What Is an Endowment Insurance Policy?
An endowment insurance policy is a unique financial product that combines life insurance coverage with a savings component.
It ensures that the policyholder’s family receives financial support in the event of an untimely death while also providing a lump-sum payout if the insured survives the policy term. This dual benefit makes it a popular choice for individuals seeking security and long-term savings.
How Does an Endowment Insurance Policy Work?
An endowment insurance policy requires the policyholder to pay regular premiums over a specified term. These premiums are divided between the life insurance component and the savings component. At the end of the policy term, the policyholder receives a maturity benefit, which may include bonuses, depending on the insurer.
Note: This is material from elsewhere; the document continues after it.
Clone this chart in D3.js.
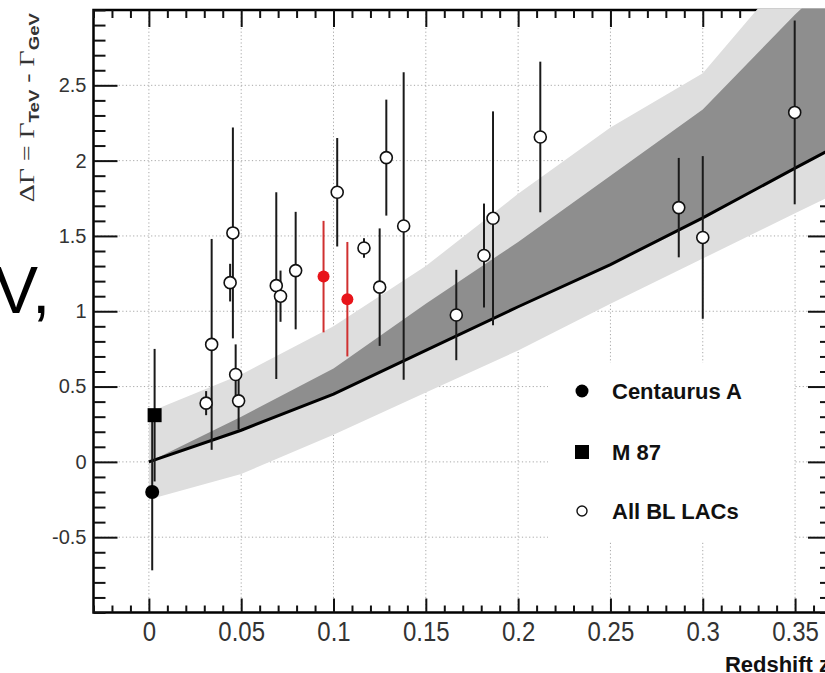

In case of the policyholder’s demise before the term ends, the insurer provides a death benefit to the nominee, ensuring financial stability for the family.
Key Features of Endowment Insurance Policies
1) Dual Benefits: Provides life insurance coverage and a savings plan.
2) Fixed Term: Policy terms typically range from 10 to 30 years.
3) Guaranteed Payout: Offers a lump-sum maturity benefit if the policyholder survives the term.
4) Flexible Premiums: Policyholders can choose monthly, quarterly, or annual payment plans.
5) Bonuses: Many insurers add bonuses like reversionary or terminal bonuses to enhance maturity benefits.
Types of Endowment Insurance Policies
1) With-Profit Policies: These include a guaranteed sum and potential bonuses based on the insurer’s profits.
2) Unit-Linked Endowment Policies: Tied to market-linked investments, offering higher returns but with risks.
3) Low-Cost Endowment Policies: Designed for specific financial goals like mortgage repayment.
4) Full-Endowment Policies: The sum assured grows as bonuses accumulate.
Benefits of Endowment Insurance Policies
1) Financial Security: Protects your family in case of your untimely demise.
2) Savings for Future Goals: Helps accumulate a lump sum for milestones like education or retirement.
3) Tax Benefits: Premiums paid are often eligible for tax deductions under applicable laws.
4) Discipline in Savings: Encourages regular contributions, ensuring long-term financial planning.
5) Wealth Creation: With bonuses and market-linked options, it can generate significant returns.
Common Scenarios Where Endowment Policies Are Useful
1) Planning for Retirement: Ensures a steady income or lump sum during retirement.
2) Funding Education: Secures your child’s future with funds for education or other needs.
3) Paying Off Debt: Acts as a backup for mortgage or loan repayment in case of unforeseen events.
How to Choose the Right Endowment Insurance Policy
When selecting an endowment policy, consider:
1) Your Financial Goals: Understand if your goal is wealth creation, protection, or both.
2) Policy Term: Choose a term that aligns with your savings goal or life milestone.
3) Premium Affordability: Ensure the premiums fit comfortably within your budget.
4) Insurer Reputation: Research the company’s claim settlement ratio and market reputation.
5) Bonus Structure: Check for bonuses and how they affect your payout.
Comparison of Endowment Insurance Policies
Feature | With-Profit Policies | Unit-Linked Policies | Low-Cost Policies | Full-Endowment Policies |
Risk | Low | High | Low | Low |
Returns | Guaranteed + Bonuses | Market-Linked | Moderate | Guaranteed + Bonuses |
Best For | Conservative Investors | Risk-Takers | Goal-Specific Needs | Long-Term Wealth Creation |
Pros and Cons of Endowment Insurance Policies
Pros:
- Combines insurance and savings.
- Offers guaranteed maturity benefits.
- Encourages disciplined financial planning.
- Bonuses can significantly increase payouts.
Cons:
- Premiums can be higher compared to term insurance.
- Returns may not match other investment instruments like mutual funds.
- Limited flexibility for premature withdrawals.
Alternatives to Endowment Insurance Policies
While endowment policies are versatile, alternatives like term insurance and pure investment plans may suit different needs:
Term Insurance: Provides life coverage without savings.
Mutual Funds or Fixed Deposits: Focus purely on wealth accumulation without insurance.